Viewpoint: Navigating New Wave of Loan Modifications

A Florida real estate broker was current on his mortgage for years until the recession cut his commissions in half.

After falling behind on several payments, he called his bank to renegotiate his loan. After reviewing the terms and an updated real estate appraisal, the bank decided to modify the loan by reducing his monthly payments.

Four months later the borrower redefaulted, forcing the bank to foreclose on his home.

Where did the bank go wrong? In addition to overlooking recent income pressures and the struggling local economy, the bank failed to consider the borrower's multiple credit cards with large balances and an extensive home equity loan. Under those circumstances, the bank's monthly payment-adjustment could never have been sufficient to keep the customer current.

This hypothetical situation is playing out every day across the country with borrowers who are both eligible and ineligible for the government's Homeowner Affordability and Stability Plan. According to federal regulators, more than half of borrowers whose mortgages are modified fall behind on payments again within six months. Government efforts to head off millions of foreclosures have become an epic test of the industry's ability to identify troubled borrowers, modify their loans and keep them out of redefault and foreclosure on a massive scale.

The industry could be navigating these waters far more effectively with a clear and current view of their customers' financial situations, better tools for managing information, more advanced analytics and a better-skilled work force.

Most servicers today are just not equipped to support an effort of this magnitude. Their challenge is nothing less than transforming a relatively small collections department into a large loan portfolio management operation.

In analyzing this market, we see five imperatives for transforming loan portfolio management and modification.

Reskill the work force for a new mission. Thousands of U.S. banking jobs were lost in the first quarter, yet servicers sorely lack the manpower and skills to modify loans on the scale called for in the current environment. Loan modification processes are very different from collection processes, and most servicing professionals do not share the mind-set of "salesmen" trained at persuading borrowers to convert to new products.

Banks and servicers need to reorient their work forces by choosing the right people for the job and providing them with the specialized skills and training to modify loans effectively en masse. There is no shortage of talent in the banking industry. The challenge is rapidly reskilling large work forces and, in some cases, deploying onshore outsourcing to scale up quickly.

Raise the bar on data quality and integrity. Current information about the borrower's full financial situation (income, assets and liabilities), real estate values, local economies, industry employment trends and other factors can make the difference between a good modification decision and a costly one.
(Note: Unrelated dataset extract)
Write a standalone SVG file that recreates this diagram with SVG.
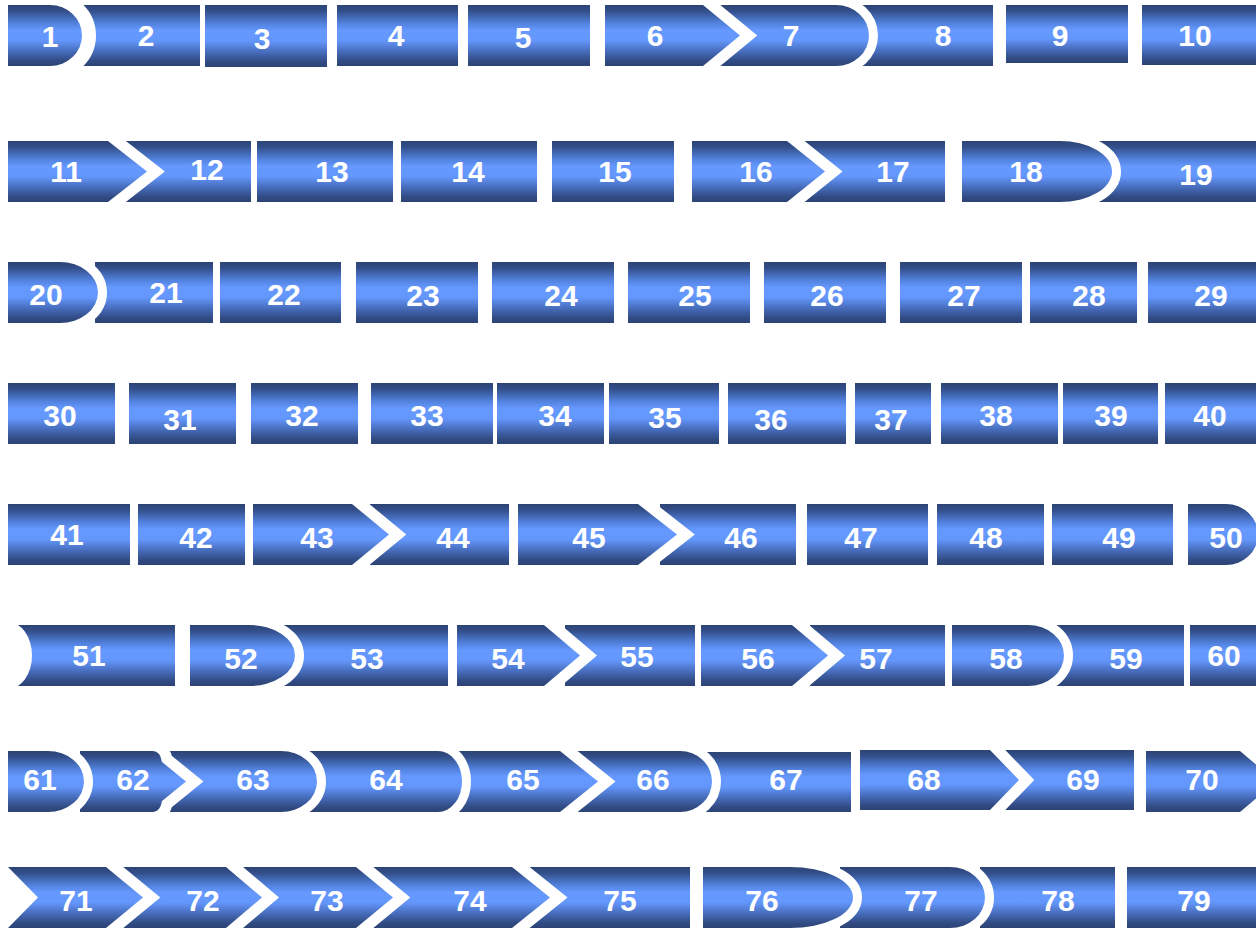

Servicers often fail to account for all the borrower's debt obligations and other financial and economic circumstances. The use of stale origination data, such as dated property valuations, is widespread, and significant fraud has permeated the system, particularly regarding income. But powerful new data sources and integration tools have come online recently to help banks make better modification decisions. The industry's high performers are beginning to make profitable use of them, but so far it has been largely ad hoc.

Embrace new analytics to isolate troubled loans. High-quality, real-time data will not help if servicers cannot extract what they need from it easily. For example, most firms have the data but lack the analytics to identify the minimum modifications and costs (term adjustment, principal reduction, rate adjustment) necessary to keep borrowers out of redefault or foreclosure. This lack of analytics means too many servicers are spending precious time and resources on borrowers who are beyond help.

On the other hand, some industry leaders are starting to break this mold, applying analytic tools like advanced risk scoring to create targeted customer outreach campaigns and prioritize agents' work queues.

Focus on performing loans, too. New technologies combined with quality data make it possible to head off future defaults with a high degree of accuracy. However, few servicers have the intervention processes, tools and skills to identify borrowers whose loans are currently performing but heading for default.

Reorienting the loan modification operation to focus on both performing and nonperforming loans is, for some, a major paradigm adjustment. Those institutions are struggling to implement new government programs that emphasize performing borrowers. The firms with the ability to identify and modify at-risk performing loans will stop defaults and foreclosures before they start and emerge from this crisis with a strong competitive advantage.

Get a bird's eye view of the loan portfolio. Instead of managing portfolios manually and reporting on a monthly or quarterly basis, the industry's high performers are using "dashboards" that automate loan portfolio management and provide a view of daily macro- and micro-level changes.

This approach helps to refine workout programs and deliver insight to investors on why and how decisions are being made. Such robust reporting also gives servicers the ability to track geographical trends and redirect their most skilled loan modification specialists to higher-risk areas.

The government's loan modification program provides a scripted response for many troubled borrowers. But millions more are ineligible for the program and at risk of foreclosure. To handle both types of borrowers, the leading servicers are industrializing their loan management processes by getting access to borrowers' complete debt picture and updated property values, using more advanced analytics to improve their predictive abilities and adopting better reporting tools to monitor portfolios.

Those advantages give institutions the opportunity not only to persevere through a rising tide of defaults and foreclosures, but also to secure a better future for their businesses.